Ohm's Law is a key rule for analyzing electrical circuits, describing the relationship between three key physical quantities: voltage, current, and resistance. It represents that the current is proportional to the voltage across two points, with the constant of proportionality being the resistance.
Using Ohm's Law
The relationship defined by Ohm's law is generally expressed in three equivalent forms:
I = V / R
R = V / I
V = IR
with these variables defined across a conductor between two points in the following way:
- I represents the electrical current, in units of amperes.
- V represents the voltage measured across the conductor in volts, and
- R represents the resistance of the conductor in ohms.
One way to think of this conceptually is that as a current, I, flows across a resistor (or even across a non-perfect conductor, which has some resistance), R, then the current is losing energy. The energy before it crosses the conductor is therefore going to be higher than the energy after it crosses the conductor, and this difference in electrical is represented in the voltage difference, V, across the conductor.
The voltage difference and current between two points can be measured, which means that resistance itself is a derived quantity that cannot be directly measured experimentally. However, when we insert some element into a circuit that has a known resistance value, then you are able to use that resistance along with a measured voltage or current to identify the other unknown quantity.
History of Ohm's Law
German physicist and mathematician Georg Simon Ohm (March 16, 1789 - July 6, 1854 C.E.) conducted research in electricity in 1826 and 1827, publishing the results that came to be known as Ohm's Law in 1827. He was able to measure the current with a galvanometer, and tried a couple of different set-ups to establish his voltage difference. The first was a voltaic pile, similar to the original batteries created in 1800 by Alessandro Volta.

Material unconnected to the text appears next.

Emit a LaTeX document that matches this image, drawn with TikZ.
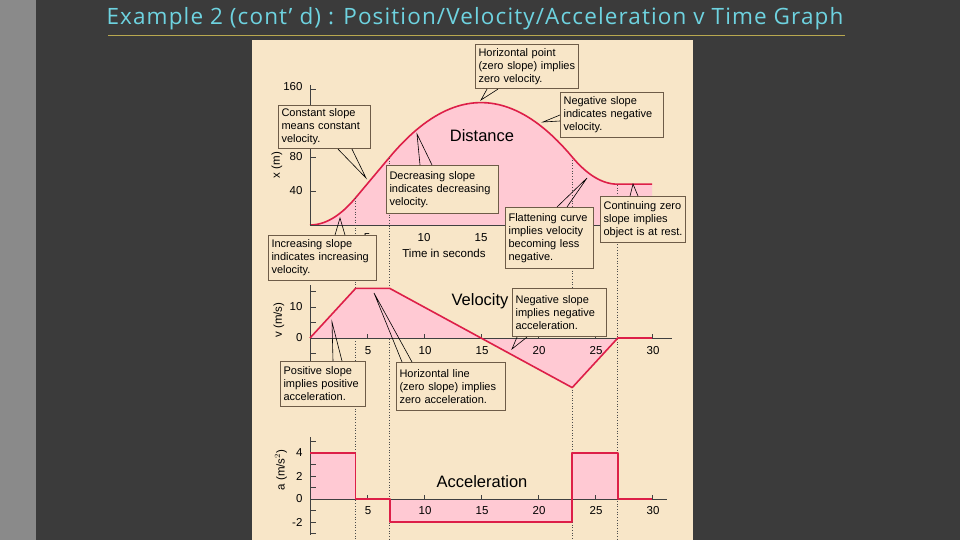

In looking for a more stable voltage source, he later switched to thermocouples, which create a voltage difference based to a temperature difference. What he actually directly measured was that the current was proportional to the temperature difference between the two electrical junctures, but since the voltage difference was directly related to the temperature, this means that the current was proportional to the voltage difference.
In simple terms, if you doubled the temperature difference, you doubled the voltage and also doubled the current. (Assuming, of course, that your thermocouple doesn't melt or something. There are practical limits where this would break down.)
Ohm wasn't actually the first to have investigated this sort of relationship, despite publishing first. Previous work by British scientist Henry Cavendish (October 10, 1731 - February 24, 1810 C.E.) in the 1780's had resulted in him making comments in his journals that seemed to indicate the same relationship. Without this being published or otherwise communicated to other scientists of his day, Cavendish's results weren't known, leaving the opening for Ohm to make the discovery. That's why this article isn't entitled Cavendish's Law. These results were later published in 1879 by James Clerk Maxwell, but by that point the credit was already established for Ohm.
Other Forms of Ohm's Law
Another way of representing Ohm's Law was developed by Gustav Kirchhoff (of Kirchoff's Laws fame), and takes the form of:
J = σ E
where these variables stand for:
- J represents the current density (or electrical current per unit area of cross section) of the material. This is a vector quantity representing a value in a vector field, meaning it contains both a magnitude and a direction.
- sigma represents the conductivity of the material, which is dependent upon the physical properties of the individual material. The conductivity is the reciprocal of the resistivity of the material.
- E represents the electric field at that location. It is also a vector field.
The original formulation of Ohm's Law is basically an idealized model, which doesn't take into account the individual physical variations within the wires or the electric field moving through it. For most basic circuit applications, this simplification is perfectly fine, but when going into more detail, or working with more precise circuitry elements, it may be important to consider how the current relationship is different within different parts of the material, and that's where this more general version of the equation comes into play.